Pure assertion, and empirically demonstrably false. Organisms generally have demonstrably very real fitness-differences between them.
I’m sorry but you still can’t just declare things to be true by merely repeating the same assertion. And in any case we’re talking about fitness here. Some times reductions in function come with gains in fitness, or the other way around. Your simplistic analogies and metaphors simply won’t do.
This is why I want to talk about real biochemistry and molecular biology, and you totally neglect to actually speak about the examples I give, such as the activity of enzymes, or the relationship between metabolic gains and fitness.
When the enzyme encoded by a gene no longer accelerates a reaction, the locus really does just drift neutrally. Eventually mutations will produce a new function. Random DNA is usually only a few mutations away from gaining a promoter function, for example:
And expressed random DNA can frequently exhibit positive fitness effects:
Bzzzt, stop. You can’t begin the second sentence with “so”, because nothing you go on to state follows from the previous sentence. How complex an organism is in relation to a computer (by what measure, by the way?) is simply not relevant to the statement you make.
Disagree? Then where is your equation for change-tolerance where the measure of complexity is a factor?
No. This is biology, not cupper wires printed on glass fiber sheets, with little resistors, transistors, and capacitors soldered on to them.
In biology things are usually bendy, stretchy, and soluble in either water or fats, and they grow larger until they divide, or fuse and meld together.

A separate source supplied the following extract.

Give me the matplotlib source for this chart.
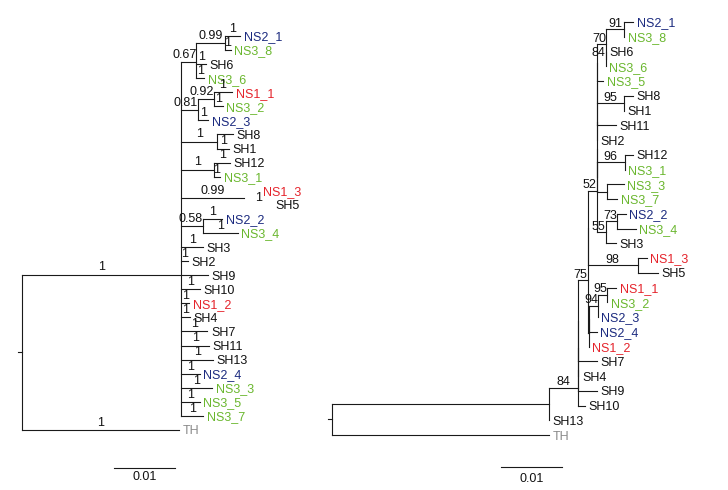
import matplotlib
matplotlib.use('Agg')
import matplotlib.pyplot as plt

plt.rcParams['font.family'] = ['Liberation Sans', 'DejaVu Sans']
plt.rcParams['font.size'] = 9

# left tree: bayesian consensus, posterior probability on every branch
left_newick = (
    "((((NS2_1:0.0026,NS3_8:0.0010)0.99:0.0046,SH6:0.0016,NS3_6:0.0013)0.67:0.0025,"
    "((NS1_1:0.0031,NS3_2:0.0015)0.92:0.0025,NS2_3:0.0016)0.81:0.0028,"
    "(SH8:0.0026,SH1:0.0020)1:0.0059,(SH12:0.0026,NS3_1:0.0010)1:0.0054,"
    "(NS1_3:0.0025,SH5:0.0046)0.99:0.0103,(NS2_2:0.0031,NS3_4:0.0057)0.58:0.0036,"
    "SH3:0.0036,SH2:0.0011,SH9:0.0044,SH10:0.0030,NS1_2:0.0013,SH4:0.0015,"
    "SH7:0.0043,SH11:0.0046,SH13:0.0052,NS2_4:0.0030,NS3_3:0.0051,NS3_5:0.0030,"
    "NS3_7:0.0036)1:0.0261,TH:0.0257);"
)
left_tip_support = '1'
left_tips_unlabelled = ['SH8', 'NS1_3', 'SH9']
left_hidden = ['NS1_3', 'SH5']

# right tree: ML tree with bootstrap values
c70 = "((NS2_1:0.0015,NS3_8:0)91:0.0030,(SH6:0,NS3_6:0)84:0)70:0.0015"
x5 = "((((" + c70 + ",NS3_5:0.0011):0,(SH8:0.0015,SH1:0)95:0.0044):0,SH11:0.0031):0,SH2:0)"
pair96 = "((SH12:0.0013,NS3_1:0)96:0.0046,(NS3_3:0.0028,NS3_7:0.0018):0.0016)"
c55 = "((NS2_2:0.0015,NS3_4:0.0031)73:0.0018,SH3:0.0016)55:0.0015"
c52 = "((" + x5 + ":0," + pair96 + ":0):0," + c55 + ")52:0.0015"
c98 = "(NS1_3:0.0015,SH5:0.0033)98:0.0082"
g94 = "((((NS1_1:0.0015,NS3_2:0)95:0.0015,NS2_3:0)94:0.0015,NS2_4:0.0013):0,NS1_2:0):0.0002"
c75 = "((" + c52 + "," + c98 + "):0," + g94 + ")75:0.0015"
c84 = "((((" + c75 + ",SH7:0.0031):0,SH4:0):0,SH9:0.0031):0,SH10:0.0010)84:0.0048"
right_newick = "((" + c84 + ",SH13:0):0.0356,TH:0.0356);"

tip_colours = {'NS1': '#e5232b', 'NS2': '#1b2a7f', 'NS3': '#6ab72e',
               'SH': '#111111', 'TH': '#8a8a8a'}

PX = 6100.0  # pixels per substitution unit (0.01 bar = 61 px)


def parse_newick(s):
    pos = 0

    def read_node():
        nonlocal pos
        node = {'children': [], 'name': '', 'length': 0.0}
        if s[pos] == '(':
            pos += 1
            while True:
                node['children'].append(read_node())
                if s[pos] == ',':
                    pos += 1
                    continue
                pos += 1
                break
        start = pos
        while s[pos] not in ':,);':
            pos += 1
        node['name'] = s[start:pos]
        if s[pos] == ':':
            pos += 1
            start = pos
            while s[pos] not in ',);':
                pos += 1
            node['length'] = float(s[start:pos])
        return node

    return read_node()


def layout(node, x0, leaves):
    node['x'] = x0 + node['length']
    if node['children']:
        for c in node['children']:
            layout(c, node['x'], leaves)
        node['y'] = sum(c['y'] for c in node['children']) / len(node['children'])
    else:
        node['y'] = len(leaves)
        leaves.append(node)


def colour_of(name):
    for k in ['NS1', 'NS2', 'NS3', 'SH', 'TH']:
        if name.startswith(k):
            return tip_colours[k]
    return 'black'


def text_w(s):
    return sum(3.5 if ch == '.' else 7.0 for ch in s) / PX


def draw_tree(ax, newick, lift, tip_support='', unlabelled=(), hidden=()):
    root = parse_newick(newick)
    leaves = []
    layout(root, 0.0, leaves)
    lc = '#1a1a1a'
    lw = 0.8
    # root stub
    ax.plot([-0.0006, 0], [root['y'], root['y']], color=lc, lw=lw)

    def walk(node):
        kids = node['children']
        if kids:
            if not all(k['name'] in hidden for k in kids):
                ys = [k['y'] for k in kids]
                ax.plot([node['x'], node['x']], [min(ys), max(ys)], color=lc, lw=lw)
            for k in kids:
                if k['name'] not in hidden:
                    ax.plot([node['x'], k['x']], [k['y'], k['y']], color=lc, lw=lw)
                if k['children']:
                    lab = k['name']
                else:
                    lab = '' if k['name'] in unlabelled else tip_support
                if lab:
                    mid = (node['x'] + k['x']) / 2
                    lx = min(mid, k['x'] - text_w(lab) / 2)
                    ax.annotate(lab, (lx, k['y']), xytext=(0, lift),
                                textcoords='offset points', ha='center',
                                va='baseline', color='#111111')
                walk(k)
        else:
            ax.annotate(node['name'], (node['x'], node['y']), xytext=(2.5, 0),
                        textcoords='offset points', ha='left',
                        va='center_baseline', color=colour_of(node['name']))

    walk(root)


fig = plt.figure(figsize=(7.28, 4.9), dpi=100)
fig.patch.set_facecolor('white')

ax1 = fig.add_axes([0, 0, 1, 1])
ax1.set_xlim(-22 / PX, (728 - 22) / PX)
ax1.set_ylim((490 - 36) / 14.07, -36 / 14.07)
ax1.axis('off')
draw_tree(ax1, left_newick, 3.0, left_tip_support, left_tips_unlabelled, left_hidden)
ax1.plot([0.0151, 0.0251], [30.7, 30.7], color='#1a1a1a', lw=0.8)
ax1.text(0.0201, 31.35, '0.01', ha='center', va='center', color='#111111')

ax2 = fig.add_axes([0, 0, 1, 1])
ax2.patch.set_alpha(0)
ax2.set_xlim(-332 / PX, (728 - 332) / PX)
ax2.set_ylim((490 - 22) / 14.75, -22 / 14.75)
ax2.axis('off')
draw_tree(ax2, right_newick, 1.8)
ax2.plot([0.0277, 0.0377], [30.2, 30.2], color='#1a1a1a', lw=0.8)
ax2.text(0.0327, 30.95, '0.01', ha='center', va='center', color='#111111')

fig.savefig('out.png', dpi=100, facecolor='white')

Individual cells and most tissues are soft, sludgy mixtures of oily and watery constituents that are mixed together, with many of them more or less freely floating around under diffusion. Contents will loosely associate, attach and transiently stick together, wiggle around under brownian motion, and even some times re-associate if separated, or regrow if damaged. Organisms are governed by the rules of water and oil chemistry and physics, and are more like soap bubbles than sheets of glass fiber.
In computers, nothing exhibits these properties. Stop obsessing about your computer metaphors and learn some real biology please.